DESCRIPTION OF THE TASK>
Only the number is wanted: how many lines contain "this"?

■ ■ ■ ■

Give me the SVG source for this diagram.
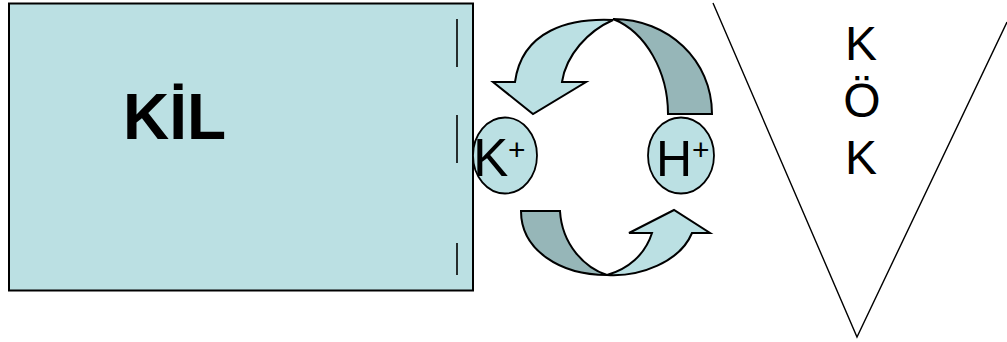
<svg xmlns="http://www.w3.org/2000/svg" width="1007" height="342" viewBox="0 0 1007 342">
  <style>
    .face { fill: #BBE0E3; stroke: #000; stroke-width: 2; stroke-linejoin: miter; }
    .back { fill: #96B6B8; stroke: #000; stroke-width: 2; stroke-linejoin: miter; }
    .ion { fill: #BBE0E3; stroke: #000; stroke-width: 1.8; }
    .label { font-family: "Liberation Sans", Arial, sans-serif; fill: #000; }
    .dash { stroke: #000; stroke-width: 1.6; }
    .line { stroke: #000; stroke-width: 1.4; fill: none; }
  </style>

  <!-- clay particle -->
  <g id="clay">
    <rect x="9" y="3.5" width="464" height="287" class="face" stroke-width="2.2"/>
    <line x1="457" y1="19" x2="457" y2="67" class="dash"/>
    <line x1="457" y1="115" x2="457" y2="163" class="dash"/>
    <line x1="457" y1="243" x2="457" y2="275" class="dash"/>
    <text x="123" y="139" class="label" font-size="64" font-weight="bold">KİL</text>
  </g>

  <!-- root -->
  <g id="root">
    <polyline points="713,3 857,337 1007,22" class="line"/>
    <text x="861" y="60" class="label" font-size="48" text-anchor="middle">K</text>
    <text x="862" y="117" class="label" font-size="48" text-anchor="middle">Ö</text>
    <text x="861" y="174" class="label" font-size="48" text-anchor="middle">K</text>
  </g>

  <!-- exchange arrows -->
  <g id="connectors">
    <!-- upper arrow: H+ side over the top down to K+ -->
    <path class="back" d="M613,19 C668,19 712,60 712,114 L668,114 C668,72 646,32 613,19 Z"/>
    <path class="face" d="M515,82 L493,82 L533,114 L586,82 L562,82 C566,55 588,31 613,20 C570,18 522,30 515,82 Z"/>
    <!-- lower arrow: K+ side under the bottom up to H+ -->
    <path class="back" d="M521,211 L560,211 C562,245 585,268 607,275 C560,275 521,250 521,211 Z"/>
    <path class="face" d="M692,233 L710,233 L674,210 L629,233 L652,233 C645,255 628,269 607,275 C640,277 680,262 692,233 Z"/>
  </g>

  <!-- potassium ion -->
  <g id="k-ion">
    <ellipse cx="505" cy="155.5" rx="32" ry="38" class="ion"/>
    <text class="label" font-size="53"><tspan x="473" y="176">K</tspan><tspan x="508" y="160" font-size="30">+</tspan></text>
  </g>

  <!-- hydrogen ion -->
  <g id="h-ion">
    <ellipse cx="681" cy="155.5" rx="33" ry="38" class="ion"/>
    <text class="label" font-size="50"><tspan x="656" y="176">H</tspan><tspan x="692" y="160" font-size="30">+</tspan></text>
  </g>
</svg>
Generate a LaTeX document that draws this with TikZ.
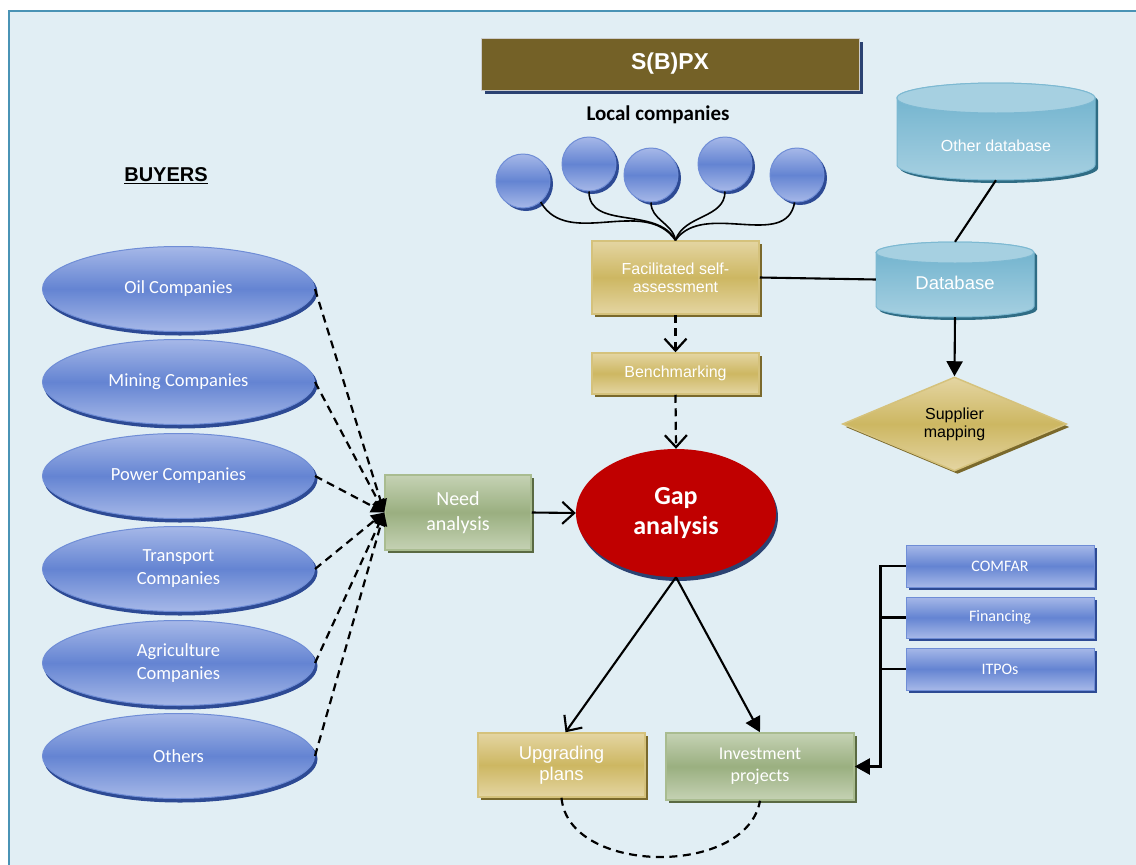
\documentclass[tikz,border=0pt]{standalone}
\usepackage{fontspec}
\setmainfont{Liberation Sans}
\newfontfamily\carlito{Carlito}
\usetikzlibrary{shapes.geometric,shadows,arrows.meta}

\definecolor{panel}{HTML}{E1EEF4}
\definecolor{panelrule}{HTML}{4A93B5}
\definecolor{olive}{HTML}{746127}
\definecolor{navyshade}{HTML}{2B4272}
\definecolor{bluelight}{HTML}{A6B8E8}
\definecolor{bluemid}{HTML}{6484D2}
\definecolor{blueedge}{HTML}{6F8DD6}
\definecolor{blueshadow}{HTML}{2D4A94}
\definecolor{goldlight}{HTML}{E4D5A2}
\definecolor{goldmid}{HTML}{CDB762}
\definecolor{goldedge}{HTML}{D5C27C}
\definecolor{goldshadow}{HTML}{7A692C}
\definecolor{greenlight}{HTML}{C5D2B4}
\definecolor{greenmid}{HTML}{9AAF80}
\definecolor{greenedge}{HTML}{A9BC90}
\definecolor{greenshadow}{HTML}{5A6A42}
\definecolor{gapred}{HTML}{C00000}
\definecolor{dbbody}{HTML}{6CB0CC}
\definecolor{dbend}{HTML}{A6D0E1}
\definecolor{dbedge}{HTML}{7DB9D2}
\definecolor{dbshadow}{HTML}{2F6C84}

\tikzset{
  castshadow/.style={drop shadow={shadow xshift=3pt,shadow yshift=-3pt,opacity=1,fill=#1}},
  bluething/.style={draw=blueedge,line width=1pt,top color=bluelight,bottom color=bluelight,middle color=bluemid,castshadow=blueshadow,text=white,align=center,inner sep=0pt},
  buyer/.style={bluething,ellipse,minimum width=272pt,minimum height=85pt,
    drop shadow={shadow xshift=1.5pt,shadow yshift=-4pt,opacity=1,fill=blueshadow},
    font=\carlito\fontsize{18.5}{23}\selectfont},
  localco/.style={bluething,circle,minimum size=54pt},
  toolbox/.style={bluething,rectangle,minimum width=188pt,font=\carlito\fontsize{16}{19}\selectfont},
  goldbox/.style={draw=goldedge,line width=1.5pt,top color=goldlight,bottom color=goldlight,middle color=goldmid,castshadow=goldshadow,text=white,align=center,inner sep=0pt,font=\fontsize{16}{18}\selectfont},
  greenbox/.style={draw=greenedge,line width=1.5pt,top color=greenlight,bottom color=greenlight,middle color=greenmid,castshadow=greenshadow,text=white,align=center,inner sep=0pt},
  dbnode/.style={inner sep=0pt,text=white,text depth=0pt},
  dbtop/.style={draw=dbedge,line width=1pt,fill=dbend},
  link/.style={line width=2.1pt},
  dashlink/.style={line width=2.2pt,dash pattern=on 8pt off 5.5pt},
  vtip/.style={-{Straight Barb[length=12pt,width=22pt]}},
  ftip/.style={-{Triangle[length=15pt,width=16pt]}}
}

\begin{document}
\begin{tikzpicture}[x=1pt,y=-1pt]
\useasboundingbox (0,0) rectangle (1136,865);
\fill[white] (0,0) rectangle (1136,865);
\draw[panelrule,line width=2pt,fill=panel] (9,11) rectangle (1145,875);

\node[fill=olive,draw=gray!40,line width=0.8pt,minimum width=378pt,minimum height=52pt,
  drop shadow={shadow xshift=4pt,shadow yshift=-4pt,opacity=1,fill=navyshade},
  text=white,font=\bfseries\fontsize{23}{26}\selectfont] (sbpx) at (670,64) {S(B)PX};
\node[font=\carlito\bfseries\fontsize{21}{24}\selectfont] (locals) at (658,115) {Local companies};
\node[font=\bfseries\fontsize{20}{24}\selectfont] (buyers) at (166,176) {\underline{BUYERS}};

\foreach \i/\x/\y in {1/523/181,2/589/164,3/651/175,4/725/164,5/797/175}
  \node[localco] (c\i) at (\x,\y) {};

\node[goldbox,minimum width=167pt,minimum height=73pt] (fsa) at (675.5,277.5) {Facilitated self-\\assessment};
\node[goldbox,minimum width=167pt,minimum height=41pt] (bench) at (675.5,373.5) {Benchmarking};

\foreach \i/\a/\b/\c in {1/-50/-60/125,2/-90/-90/118,3/-90/-90/100,4/-90/-90/72,5/-95/-100/55}
  \draw[line width=1.6pt] (c\i.\a) to[out=\b,in=\c] (fsa.north);

% database cylinders
\foreach \cx/\rx/\ty/\by/\ry in {996/99/83/180/15,955/79/242/317/10.5}{
  \fill[dbshadow] (\cx-\rx+3,\ty+\ry+3) -- (\cx-\rx+3,\by-\ry+3)
    arc[start angle=180,end angle=360,x radius=\rx pt,y radius=\ry pt] -- (\cx+\rx+3,\ty+\ry+3)
    arc[start angle=0,end angle=180,x radius=\rx pt,y radius=\ry pt] -- cycle;
  \draw[dbedge,line width=1pt,top color=dbbody,middle color=dbbody,bottom color=dbend] (\cx-\rx,\ty+\ry) -- (\cx-\rx,\by-\ry)
    arc[start angle=180,end angle=360,x radius=\rx pt,y radius=\ry pt] -- (\cx+\rx,\ty+\ry)
    arc[start angle=0,end angle=180,x radius=\rx pt,y radius=\ry pt] -- cycle;
  \draw[dbtop] (\cx,\ty+\ry) ellipse[x radius=\rx pt,y radius=\ry pt];
}
\node[dbnode,minimum width=198pt,minimum height=97pt,text height=40pt,font=\fontsize{16}{19}\selectfont] (odb) at (996,131.5) {Other database};
\node[dbnode,minimum width=158pt,minimum height=75pt,text height=20pt,font=\fontsize{18.5}{21}\selectfont] (db) at (955,279.5) {Database};
\node[goldbox,diamond,aspect=2.4,minimum width=224pt,minimum height=94pt,text=black] (supp) at (954.5,424) {Supplier\\mapping};

\node[fill=gapred,ellipse,minimum width=200pt,minimum height=128pt,
  drop shadow={shadow xshift=2pt,shadow yshift=-4pt,opacity=1,fill=navyshade},
  text=white,align=center,font=\carlito\bfseries\fontsize{26}{30}\selectfont] (gap) at (676,513) {Gap\\analysis};
\node[greenbox,minimum width=146pt,minimum height=75pt,font=\carlito\fontsize{20}{25}\selectfont] (need) at (458,512.5) {Need\\analysis};

\foreach \n/\y/\t in {oil/289/{Oil Companies},mine/382/{Mining Companies},power/476/{Power Companies},
  trans/569/{Transport\\Companies},agri/663/{Agriculture\\Companies},other/756/{Others}}
  \node[buyer] (\n) at (178.5,\y) {\t};

\node[goldbox,minimum width=167pt,minimum height=64pt,font=\fontsize{18.5}{21}\selectfont] (up) at (561.5,765) {Upgrading\\plans};
\node[greenbox,minimum width=188pt,minimum height=67pt,font=\carlito\fontsize{18}{22}\selectfont] (inv) at (760,766.5) {Investment\\projects};

\node[toolbox,minimum height=42pt] (com) at (1000,566) {COMFAR};
\node[toolbox,minimum height=41pt] (fin) at (1000,617.5) {Financing};
\node[toolbox,minimum height=42pt] (itp) at (1000,669) {ITPOs};

\draw[dashlink,vtip] (fsa.south) -- (bench.north);
\draw[dashlink,vtip] (bench.south) -- (gap.north);
\draw[link] (fsa.east) -- (db.west);
\draw[link] (odb.south) -- (db.north);
\draw[link,ftip] (db.south) -- (supp.north);

\foreach \n in {oil,mine,power,trans,agri,other}
  \draw[dashlink,-{Triangle[length=13pt,width=13pt]}] (\n.east) -- (need.west);

\draw[link,vtip] (need.east) -- (gap.west);
\draw[link,vtip] (gap.south) -- ([xshift=4pt]up.north);
\draw[link,ftip] (gap.south) -- (inv.north);
\draw[dashlink] (up.south) to[out=-85,in=-100] (inv.south);

\coordinate (bus) at ([xshift=-25pt]com.west);
\draw[link] (fin.west) -- (fin.west -| bus);
\draw[link] (itp.west) -- (itp.west -| bus);
\draw[link,ftip] (com.west) -- (bus) |- (inv.east);
\end{tikzpicture}
\end{document}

■ ■ ■ ■

COMPLETE OUTPUT>
2